Frank: Leider wurde auf Grund der Covid-Pandemie euer Konzert in Österreich abgesagt. Natürlich wollen die Fans wissen, ob es in Zukunft auch eine kleine Tour zum Album gibt?
Brögi: Also von touren kann ja wohl im Moment keine Band eine Aussage machen. Ich hoffe, das Konzert in Landeck ist nur verschoben – und nicht gänzlich abgesagt….

Frank: Euer Label High Roller hat wirklich echt schöne LP Editionen von Fracmont auf den Markt gebracht. Seid ihr als Hasen des Geschäfts über die Renaissance des Vinyls überrascht und sammelst du selber Platten?
Brögi: Ja, High Roller ist einfach das perfekte Label für uns. Total passend für so eine alte Band wie wir. Und sie bieten höchste Qualität an Veröffentlichungen, spezialisiert auf Vinyl.

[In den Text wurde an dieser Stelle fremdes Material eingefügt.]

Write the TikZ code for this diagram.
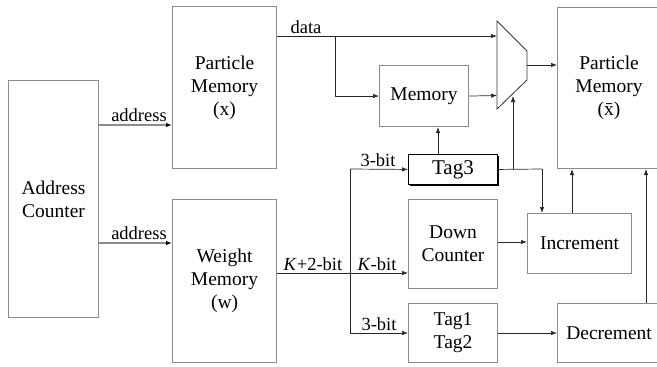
\documentclass[tikz,border=0pt]{standalone}
\usepackage{fontspec}
\setmainfont{Liberation Serif}
\usetikzlibrary{arrows.meta,shadows}
\begin{document}
\begin{tikzpicture}[x=1pt,y=-1pt,
  box/.style={draw=black!45, line width=1.1pt, fill=white, align=center, inner sep=0pt,
    font=\fontsize{19.5}{23}\selectfont, anchor=north west},
  wire/.style={draw=black!85, line width=0.7pt},
  arr/.style={wire, -{Latex[length=6pt,width=4.5pt]}},
  graywire/.style={draw=black!45, line width=1.1pt, -{Latex[length=6pt,width=4.5pt,black]}},
  lab/.style={font=\fontsize{18.5}{20}\selectfont, inner sep=0pt, anchor=base}]
\useasboundingbox (0,0) rectangle (657,367);

\node[box, minimum width=90pt, minimum height=237pt] (ac) at (8,80) {Address\\Counter};
\node[box, minimum width=104pt, minimum height=162pt] (pmx) at (172,6) {Particle\\Memory\\(x)};
\node[box, minimum width=104pt, minimum height=163pt] (wm) at (172,199) {Weight\\Memory\\(w)};
\node[box, minimum width=89pt, minimum height=61pt] (mem) at (379,65) {Memory};
\node[box, minimum width=103pt, minimum height=161pt] (pmxb) at (557,7) {Particle\\Memory\\(\=x)};
\node[box, draw=black, line width=0.9pt, minimum width=89pt, minimum height=30pt,
  font=\fontsize{21}{24}\selectfont,
  drop shadow={shadow xshift=1.3pt, shadow yshift=-1.3pt, fill=black, opacity=1}] (tag3) at (408,154) {Tag3};
\node[box, minimum width=89pt, minimum height=89pt] (dc) at (408,199) {Down\\Counter};
\node[box, minimum width=89pt, minimum height=59pt] (t12) at (408,303) {Tag1\\Tag2};
\node[box, minimum width=104pt, minimum height=60pt] (inc) at (527,213) {Increment};
\node[box, minimum width=103pt, minimum height=59pt] (dec) at (557,303) {Decrement};

% multiplexer
\coordinate (mA) at (497,21);
\coordinate (mB) at (527,51);
\coordinate (mC) at (527,80);
\coordinate (mD) at (497,109);
\draw[draw=black!80, line width=0.8pt] (mA) -- (mB) -- (mC) -- (mD) -- cycle;
\coordinate (muxin1) at (497,36);
\coordinate (muxin2) at (497,95.5);
\coordinate (muxout) at (527,65);
\coordinate (muxsel) at (512,96);

% address lines
\draw[graywire] (ac.east |- 0,125) -- (pmx.west |- 0,125);
\node[lab] (la1) at (139,121) {address};
\draw[graywire] (ac.east |- 0,243) -- (wm.west |- 0,243);
\node[lab] (la2) at (139,239) {address};

% data
\draw[wire] (pmx.east |- muxin1) -- (335,36);
\draw[arr] (335,36) -- (muxin1);
\draw[arr] (335,36) |- (mem.west);
\node[lab] (ldata) at (306,33) {data};
\draw[arr] (mem.east) -- (muxin2);
\draw[arr] (muxout) -- (pmxb.west |- muxout);

% tag3
\draw[arr] (tag3.north -| 438,0) -- (mem.south -| 438,0);
\draw[wire] (tag3.east) -- (542,169);
\draw[arr] (542,169) -- (inc.north -| 542,0);
\draw[arr] (513,169) -- (muxsel -| 513,0);

% weight bus
\draw[wire] (wm.east |- 0,273) -- (350,273);
\draw[arr] (350,273) -- (dc.west |- 0,273);
\draw[wire] (350,169) -- (350,333);
\draw[arr] (350,169) -- (tag3.west);
\draw[arr] (350,333) -- (t12.west |- 0,333);
\node[lab] (lk2) at (313,270) {\textit{K}+2-bit};
\node[lab] (lk) at (377,270) {\textit{K}-bit};
\node[lab] (l3a) at (378,166) {3-bit};
\node[lab] (l3b) at (379,330) {3-bit};

% counters
\draw[arr] (dc.east |- 0,242) -- (inc.west |- 0,242);
\draw[arr] (t12.east |- 0,333) -- (dec.west |- 0,333);
\draw[arr] (inc.north -| 572,0) -- (pmxb.south -| 572,0);
\draw[arr] (dec.north -| 646,0) -- (pmxb.south -| 646,0);
\end{tikzpicture}
\end{document}
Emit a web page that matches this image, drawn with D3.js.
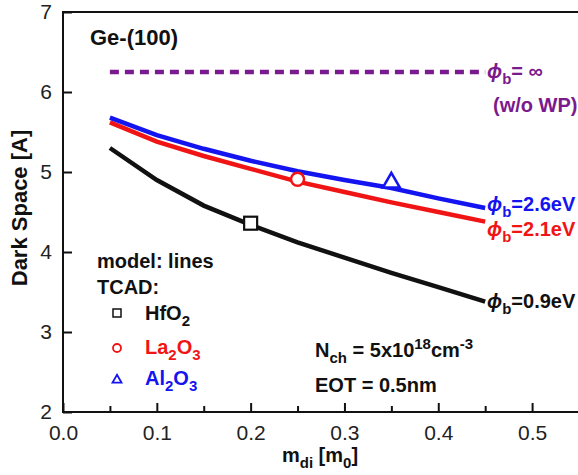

Was könnte es Besseres geben, für so eine alte Band wie Messiah? Das HI PA HO MEGA HYPER PI PA PO der großen Labels brauchen wir nicht, wir sind lieber nah an den Fans dran, in Gemeinschaft mit HRR, welches aus Leidenschaft eines Fans entstanden ist. Ja, ich sammle auch Platten, das emotionslose Sammeln von Downloads oder gar Streaming ist nix für mich – mehr für die digitale Industrie, die auf die Zukunft hofft. Der Metal Fan aber sammelt, handfest – das müssten sich einige Labels mal was überlegen. Ich find es einfach nur schön, dass dasselbe Format wieder präsent ist, wie ich mein erstes Album 1986 in den Händen halten durfte, und ungemein stolz darüber war.

Frank: Wenn du aus drei Extrem Metal Alben die Wahl treffen müsstet, wie würdet Ihr euch entscheiden und warum?
Brögi: Leider kann ich hier nichts Modernes bieten, da ich aus einer anderen musikalischen Sparte beeinflusst bin. Außer: Es gibt aber für mich eine andere Sichtweise, was extrem Metal bedeuten kann:  Nimm dir die Riffs von Manilla Roads Album „Crystal Logic“, transferiere sie in moderne Rhythmen, addiere einen modernen extremen Gesang – und dann, wahnsinnig, was der Meister Marc Shelton schon 1978 ab seinen ersten Alben erkannt hat. Wenn er es vielleicht auch nicht wollte und sich je bewusst war, aber was daraus entstehen kann, ist für mich realer Extreme Metal ….mal abgesehen von den Vocs.

Frank: Brögi, vielen Dank für das Interview.
Brögi: Hey, vielen Dank dir nochmals – hat Spaß gemacht!